Asian stocks slide on lower yields and global recession fears

Yields on 10-year paper dropped to 1.55 per cent, taking them under two-year paper. Such an inversion was last seen in 2007 and correctly foretold the great recession that followed a year later.

A woman walks past an electronic stock board showing Japan's Nikkei 225 index at a securities firm in Tokyo Thursday, Aug. 15, 2019. Asian stock markets followed Wall Street lower on Thursday after the Dow Jones Industrial Average plunged on mounting fears of a possible recession. (AP Photo/Eugene Hoshiko)
Powered by automated translation

Asian stocks slid and oil prices extended a punishing sell-off on Thursday as investors feared an historic drop in long-term US bond yields could prove a herald of recession globally.

Spooked investors stampeded to the safety of sovereign debt and drove yields on 30-year Treasuries to all-time lows at 1.97 per cent. Yields have now fallen a staggering 60 basis points in just 12 sessions to pay less than three-month debt.

Yields on 10-year paper dropped to 1.55 per cent, taking them under two-year paper. Such an inversion was last seen in 2007 and correctly foretold the great recession that followed a year later.

“The yield curves are all ‘crying timber’ that a recession is almost a reality and investors are tripping over themselves to get out of the way as economic recession hurts corporate earnings and stocks can drop as much as 20 per cent,” said Chris Rupkey, chief financial economist at Mufg Union Bank.

The only saving grace was that the sheer scale of the scare would be bound to alarm central banks everywhere and likely draw a policy response, especially from the Federal Reserve.

The futures market was clearly expecting drastic action as it priced in a greater chance the Fed would have to cut rates by half a point at its September meeting.

“Hoping for the best on the policy front but positioning for the worst on the economic backdrop seems to be the flavour of the day,” said Stephen Innes, a managing partner at Valour Markets.

“The Fed, now out of necessity alone, will need to adjust policy much more profoundly than they expected.”

That hope helped E-Mini futures for the S&P 500 and the Euro Stoxx 50 nudge 0.2 per cent higher in Asia.

Japan's Nikkei was still off 1.5 per cent but up from early lows, while Shanghai blue chips eased a relatively modest 0.5 per cent.

MSCI’s broadest index of Asia-Pacific shares outside Japan dropped 0.8 per cent and briefly touched a seven-month low.

All three of the major US stock indexes tumbled about 3 per cent overnight, with the blue-chip Dow posting its biggest one-day point drop since October.

Global growth woes have mounted as the Sino-US trade war claimed ever more victims, with the German economy contracting in the June quarter and a truly dire set of activity data for July out of China.

President Donald Trump on Wednesday seemed to tie a US trade deal with China to a humane resolution of the weeks of protests wracking Hong Kong.

A top Australian central banker on Thursday warned a world downturn could become “self-fulfilling” if the uncertainty over trade led businesses to put off investment indefinitely.

The threat to global demand took a heavy toll on oil prices, with Brent crude losing another 44 cents to $59.04 a barrel, after shedding 3 per cent overnight.

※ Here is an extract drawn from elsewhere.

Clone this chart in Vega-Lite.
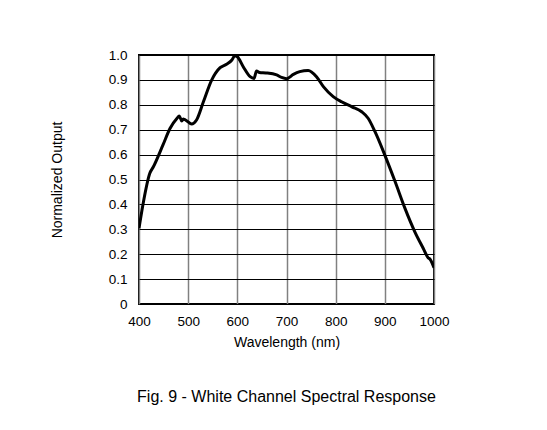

US crude was last down 33 cents at $54.90.

Safe-haven gold gained 0.3 per cent to $1,521.00 per ounce, not far from its highest since April 2013.

Major currencies were relatively calm, with the yen gaining just a little from its status as a safe harbour. The dollar was last at 105.85 yen having fallen 0.8 per cent overnight form a top of 106.77.

The dollar index was a shade easier at 97.932, with the euro bearing its own burdens at $0.1.1147 following Wednesday's soft German data.